FAIRFAX, Va. - A judge yesterday refused to allow teen-age sniper suspect Lee Boyd Malvo to request hiring expert witnesses and investigators in secret, ruling that the requests must be made in open court.
In a long-shot request for a "level playing field," Malvo's court-appointed lawyers asked for secrecy, contending that prosecutors would unfairly glean defense strategies from the requests while prosecutors do not reveal their strategies.
But Fairfax County Circuit Judge Jane M. Roush said that under Virginia Supreme Court rulings "the defense is not entitled to this." In certain circumstances, such requests for private hearings between the defense and judge are allowed in federal courts.
Because Malvo, who could be executed if convicted, is poor and Virginia pays for his defense, the court must approve the hiring of his experts and investigators, and the costs.
"If he was moneyed, we would not be here," defense co-counsel Craig S. Cooley told Roush, arguing that it was a constitutional issue of equal protection.
Commonwealth's Attorney Robert F. Horan Jr. said that "secret sessions with the judge" run contrary to state law and that the type of experts the defense will seek is not a mystery.

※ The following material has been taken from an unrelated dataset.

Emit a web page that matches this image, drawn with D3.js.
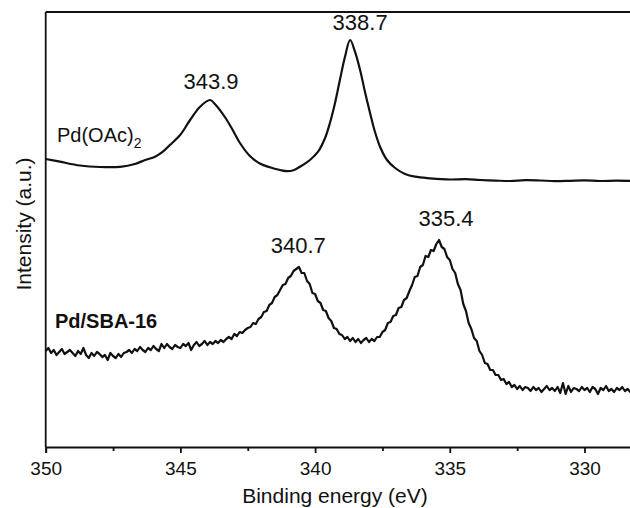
<!DOCTYPE html>
<html>
<head>
<meta charset="utf-8">
<script src="https://cdn.jsdelivr.net/npm/d3@7/dist/d3.min.js"></script>
<style>
  html, body { margin: 0; padding: 0; background: #fff; }
  svg { display: block; font-family: "Liberation Sans", Arial, sans-serif; }
</style>
</head>
<body>
<svg id="chart" width="630" height="508"></svg>
<script>
// Pd 3d XPS spectra: Pd(OAc)2 precursor and Pd/SBA-16 catalyst

// Pd(OAc)2 spectrum (binding energy in eV, intensity in a.u.)
const pdOAcEnergy = [
  350.0, 349.47, 348.73, 347.98, 347.24, 346.69, 346.31, 345.94, 345.65, 345.39,
  345.01, 344.64, 344.27, 343.9, 343.72, 343.35, 343.08, 342.79, 342.42, 342.05,
  341.68, 341.30, 341.04, 340.8, 340.56, 340.19, 339.89, 339.63, 339.45, 339.26,
  339.08, 338.89, 338.7, 338.52, 338.33, 338.15, 337.96, 337.78, 337.59, 337.33,
  337.03, 336.66, 336.29, 335.73, 334.99, 334.4, 333.88, 333.3, 332.76, 332.2,
  331.65, 331.1, 330.54, 330.0, 329.42, 328.8, 328.2
];
const pdOAcIntensity = [
  288, 285.3, 281.5, 280, 280.2, 283, 287, 290.3, 295.3, 302,
  312, 327, 340.3, 347, 343, 330, 318, 304, 291, 283.5,
  279.7, 277, 275.8, 276.8, 280.3, 287, 295.3, 309, 324, 344,
  367, 390.3, 407, 395.3, 377, 355.3, 334, 315.3, 300.3, 287,
  279, 273, 270.3, 268.7, 267.5, 267.8, 267, 266.4, 266, 266.8,
  266.5, 265.9, 266.2, 266.6, 266, 266.3, 266
];

// Pd/SBA-16 spectrum, sampled every 0.1 eV from 350.0 eV down to 328.2 eV
const sbaStartEnergy = 350.0;
const sbaStep = 0.1;
const pdSBAIntensity = [
  96, 99, 94, 97, 92, 95, 98, 93, 95, 97,
  94, 91, 96, 93, 99, 92, 89, 94, 91, 95,
  93, 90, 92, 87, 94, 91, 89, 93, 90, 94,
  95, 97, 94, 98, 96, 100, 97, 95, 99, 97,
  101, 98, 96, 103, 99, 103, 100, 98, 102, 100,
  99, 103, 101, 104, 97, 102, 105, 101, 103, 106,
  102, 105, 103, 106, 104, 107, 105, 108, 110, 108,
  113, 111, 115, 114, 117, 119, 120, 124, 123, 128,
  130, 135, 136, 142, 144, 150, 152, 157, 162, 163,
  169, 171, 176, 178, 180, 174, 174, 166, 163, 154,
  153, 146, 144, 137, 136, 129, 126, 119, 118, 113,
  112, 108, 110, 106, 109, 105, 108, 104, 107, 109,
  105, 108, 106, 110, 110, 115, 117, 124, 125, 131,
  132, 139, 140, 147, 149, 156, 162, 170, 171, 180,
  182, 191, 190, 197, 196, 203, 207, 200, 198, 190,
  187, 178, 174, 163, 157, 143, 136, 124, 118, 109,
  106, 96, 92, 84, 83, 77, 77, 72, 72, 67,
  68, 63, 65, 60, 62, 58, 61, 57, 60, 59,
  56, 60, 57, 59, 55, 58, 61, 57, 59, 56,
  60, 54, 64, 53, 61, 55, 59, 58, 56, 60,
  57, 59, 55, 60, 58, 53, 59, 57, 61, 56,
  58, 55, 59, 57, 60, 56, 58, 55, 57
];

// Axis ticks
const majorTicks = [350, 345, 340, 335, 330];
const minorTicks = [347.5, 342.5, 337.5, 332.5, 327.5];

// Peak annotations (binding energies in eV)
const peakLabels = [343.9, 338.7, 340.7, 335.4];
const peakSeries = ["oac", "oac", "sba", "sba"];

const svg = d3.select("#chart");
const W = 630, H = 508;
const mLeft = 45.7, mTop = 12, mBottom = 447;
const ink = "#111";

// x runs from high to low binding energy
const x = d3.scaleLinear().domain([350, 328]).range([mLeft, mLeft + 22 * 26.94]);
const y = d3.scaleLinear().domain([0, 435]).range([mBottom, mTop]);

const oacData = pdOAcEnergy.map((e, i) => ({ e, v: pdOAcIntensity[i] }));
const sbaData = pdSBAIntensity.map((v, i) => ({ e: sbaStartEnergy - i * sbaStep, v }));

svg.append("defs").append("clipPath").attr("id", "plotclip")
  .append("rect").attr("x", mLeft).attr("y", mTop).attr("width", W - mLeft).attr("height", mBottom - mTop);

const plot = svg.append("g").attr("clip-path", "url(#plotclip)");
plot.append("path").datum(oacData)
  .attr("d", d3.line().x(d => x(d.e)).y(d => y(d.v)).curve(d3.curveCatmullRom.alpha(0.5)))
  .attr("fill", "none").attr("stroke", ink).attr("stroke-width", 2.2)
  .attr("stroke-linejoin", "round");
plot.append("path").datum(sbaData)
  .attr("d", d3.line().x(d => x(d.e)).y(d => y(d.v)))
  .attr("fill", "none").attr("stroke", ink).attr("stroke-width", 2.2)
  .attr("stroke-linejoin", "round");

// Frame: top border, left axis
svg.append("line").attr("x1", mLeft).attr("x2", W).attr("y1", mTop).attr("y2", mTop)
  .attr("stroke", ink).attr("stroke-width", 1.8);
svg.append("line").attr("x1", mLeft).attr("x2", mLeft).attr("y1", mTop).attr("y2", mBottom)
  .attr("stroke", ink).attr("stroke-width", 1.8);

// Bottom axis with major and minor ticks
const xAxis = svg.append("g").attr("transform", `translate(0,${mBottom})`)
  .call(d3.axisBottom(x).tickValues(majorTicks).tickSize(6).tickPadding(9)
    .tickFormat(d3.format("d")));
xAxis.select(".domain").attr("stroke", ink).attr("stroke-width", 1.8);
xAxis.selectAll(".tick line").attr("stroke", ink).attr("stroke-width", 1.8);
xAxis.selectAll(".tick text").attr("font-size", 19).attr("fill", ink)
  .attr("font-family", "'Liberation Sans', Arial, sans-serif");

const xMinor = svg.append("g").attr("transform", `translate(0,${mBottom})`)
  .call(d3.axisBottom(x).tickValues(minorTicks.filter(t => x(t) < W)).tickSize(4).tickFormat(""));
xMinor.select(".domain").remove();
xMinor.selectAll(".tick line").attr("stroke", ink).attr("stroke-width", 1.8);

// Axis titles
svg.append("text").attr("x", 335).attr("y", 503).attr("text-anchor", "middle")
  .attr("font-size", 21).attr("fill", ink).text("Binding energy (eV)");
svg.append("text").attr("transform", "translate(31,224) rotate(-90)")
  .attr("text-anchor", "middle").attr("font-size", 21).attr("fill", ink)
  .text("Intensity (a.u.)");

// Series names
const oacLabel = svg.append("text").attr("x", 57).attr("y", 142)
  .attr("font-size", 20).attr("fill", ink);
oacLabel.append("tspan").text("Pd(OAc)");
oacLabel.append("tspan").attr("font-size", 14).attr("dy", 6).text("2");
svg.append("text").attr("x", 55).attr("y", 328)
  .attr("font-size", 20).attr("font-weight", "bold").attr("fill", ink)
  .text("Pd/SBA-16");

// Peak position labels, placed above each peak maximum
const peakValue = (series, e) => {
  const data = series === "oac" ? oacData : sbaData;
  return d3.max(data.filter(d => Math.abs(d.e - e) < 0.35), d => d.v);
};
const labelShift = { "343.9": [1, -11], "338.7": [10, -10], "340.7": [2, -14], "335.4": [7, -14] };
peakLabels.forEach((p, i) => {
  const s = labelShift[String(p)];
  svg.append("text")
    .attr("x", x(p) + s[0])
    .attr("y", y(peakValue(peakSeries[i], p)) + s[1])
    .attr("text-anchor", "middle").attr("font-size", 22).attr("fill", ink)
    .text(d3.format(".1f")(p));
});
</script>
</body>
</html>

"I bet I could write down right now every expert they are going to request," Horan said, noting that the defense will want experts to cover areas in documents his office has turned over - "a DNA expert, a ballistics expert, and on and on and on."
Malvo, 17, is scheduled to stand trial Nov. 10 on two counts of capital murder in the Oct. 14 slaying of FBI analyst Linda Franklin, who was gunned down in the parking lot of Home Depot in the Seven Corners section of the Northern Virginia county.
Muhammad's trial on capital murder charges in the fatal shooting of Dean H. Meyers on Oct. 9 in Prince William County is set for Oct. 14.
For three weeks in October, sniper shootings placed the Washington region under siege.
"Now we are fighting an uphill battle," Malvo's defense co-counsel Michael S. Arif said after yesterday's hearing.
He said prosecutors have sent about five investigators to Washington state as they gather evidence of 13 fatal shootings to present at Malvo's trial. But he said he does not expect court approval for a comparable number of defense investigators.